Lower bound of model priors: P&P cannot create knowledge the base model lacks (e.g., maze solving); it only "excavates" existing high-density patterns.
Image mode-seeking: Large \(K_f\) lead to diversity collapse in images; the method relies on cross-frame consistency specific to video.
Hyperparameter calibration: Thresholds like \(\tau\) may require adjustment for different VAE channel counts or latent scales.
Integration: Future work could combine P&P with reward-guided fine-tuning or adaptive \(K_f\) logic based on mask energy.

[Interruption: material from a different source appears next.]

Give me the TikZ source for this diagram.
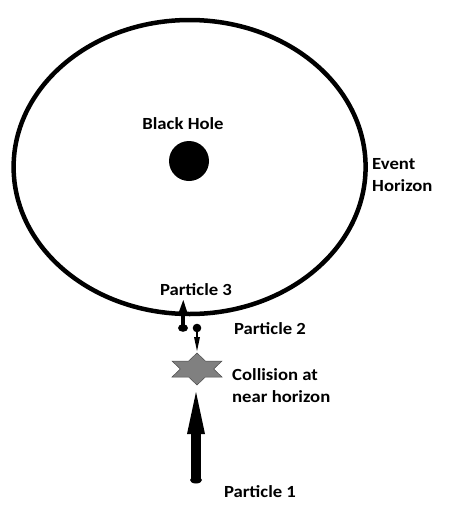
\documentclass[tikz,border=0pt]{standalone}
\usepackage{fontspec}
\setmainfont{Carlito}[FakeStretch=1.1]
\usetikzlibrary{calc}
\begin{document}
\begin{tikzpicture}[x=1pt,y=-1pt,
  lbl/.style={font=\bfseries\fontsize{17}{22}\selectfont, inner sep=0pt, align=left},
  horizon/.style={draw=black, line width=4.5pt},
  partfill/.style={fill=black, draw=none},
  starfill/.style={fill=gray, draw=black!70, line width=0.5pt}]
\useasboundingbox (0,0) rectangle (449,520);
% event horizon
\draw[horizon] (189.6,167) ellipse [x radius=176, y radius=147];
% black hole
\node[partfill, circle, minimum size=40pt, inner sep=0pt] (bh) at (189,161) {};
\node[lbl] (bhl) at (183,124) {Black Hole};
\node[lbl, anchor=north west] (ehl) at (372,158) {Event\\Horizon};
% particle 3
\coordinate (p3dot) at (183,328);
\coordinate (p3base) at (183,312);
\coordinate (p3tip) at (183.3,300);
\fill[partfill] (p3dot) ellipse [x radius=5, y radius=3.8];
\draw[line width=3.2pt] (p3dot) -- (p3base);
\fill[partfill] ($(p3base)+(-4.5,1)$) -- (p3tip) -- ($(p3base)+(4.5,1)$) -- cycle;
\node[lbl] (p3l) at (196,290) {Particle 3};
% particle 2
\coordinate (p2dot) at (197,328);
\coordinate (p2base) at (197,338);
\coordinate (p2tip) at (197,351);
\fill[partfill] (p2dot) ellipse [x radius=4.3, y radius=4.3];
\draw[line width=2.7pt] (p2dot) -- (p2base);
\fill[partfill] ($(p2base)+(-3,-1)$) -- (p2tip) -- ($(p2base)+(3,-1)$) -- cycle;
\node[lbl] (p2l) at (270,329) {Particle 2};
% collision star
\coordinate (col) at (197,369);
\filldraw[starfill] ($(col)+(0,-16)$) -- ($(col)+(8.4,-8)$) -- ($(col)+(25,-8)$) -- ($(col)+(16.7,0)$)
  -- ($(col)+(25,8)$) -- ($(col)+(8.4,8)$) -- ($(col)+(0,16)$) -- ($(col)+(-8.4,8)$)
  -- ($(col)+(-25,8)$) -- ($(col)+(-16.7,0)$) -- ($(col)+(-25,-8)$) -- ($(col)+(-8.4,-8)$) -- cycle;
\node[lbl, anchor=west] (coll) at (232,386) {Collision at\\near horizon};
% particle 1
\coordinate (p1dot) at (196,480);
\coordinate (p1base) at (196,433);
\coordinate (p1tip) at (196,392);
\fill[partfill] (p1dot) ellipse [x radius=6, y radius=3.5];
\draw[line width=10pt] (p1dot) -- (p1base);
\fill[partfill] ($(p1base)+(-9,1)$) -- (p1tip) -- ($(p1base)+(9,1)$) -- cycle;
\node[lbl] (p1l) at (260,492) {Particle 1};
\end{tikzpicture}
\end{document}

vs. Restart Sampling: Restart uses macro cross-level cycles for late-stage errors; this work uses micro intra-level cycles for early-stage motion errors.
vs. FreeInit: FreeInit refines initial noise with high cost; this method refines intermediate latents efficiently.
vs. Verifier-based Sampling: Ours is more cost-effective (1.6× time for higher gains vs. 4.0× time for verifiers).
vs. Annealed Langevin Dynamics: ALD matches distributions; P&P is mode-seeking, which is desirable for de-flickering but a limitation for strict distribution matching.

Rating¶

Novelty: ⭐⭐⭐⭐ Reinterpreting flow matching as a DAE provides a strong theoretical basis; prediction-based uncertainty masks are a clever engineering innovation.
Experimental Thoroughness: ⭐⭐⭐⭐⭐ Comprehensive evaluation across 3 models and 5+ benchmarks, including 2D toy experiments and image/video comparisons.
Writing Quality: ⭐⭐⭐⭐⭐ Rigorous derivations, clear pseudo-code, and honest discussion of shortcomings like mode-seeking.
Value: ⭐⭐⭐⭐⭐ Training-free, plug-and-play, and efficient. It offers significant improvements for current flow matching video generators.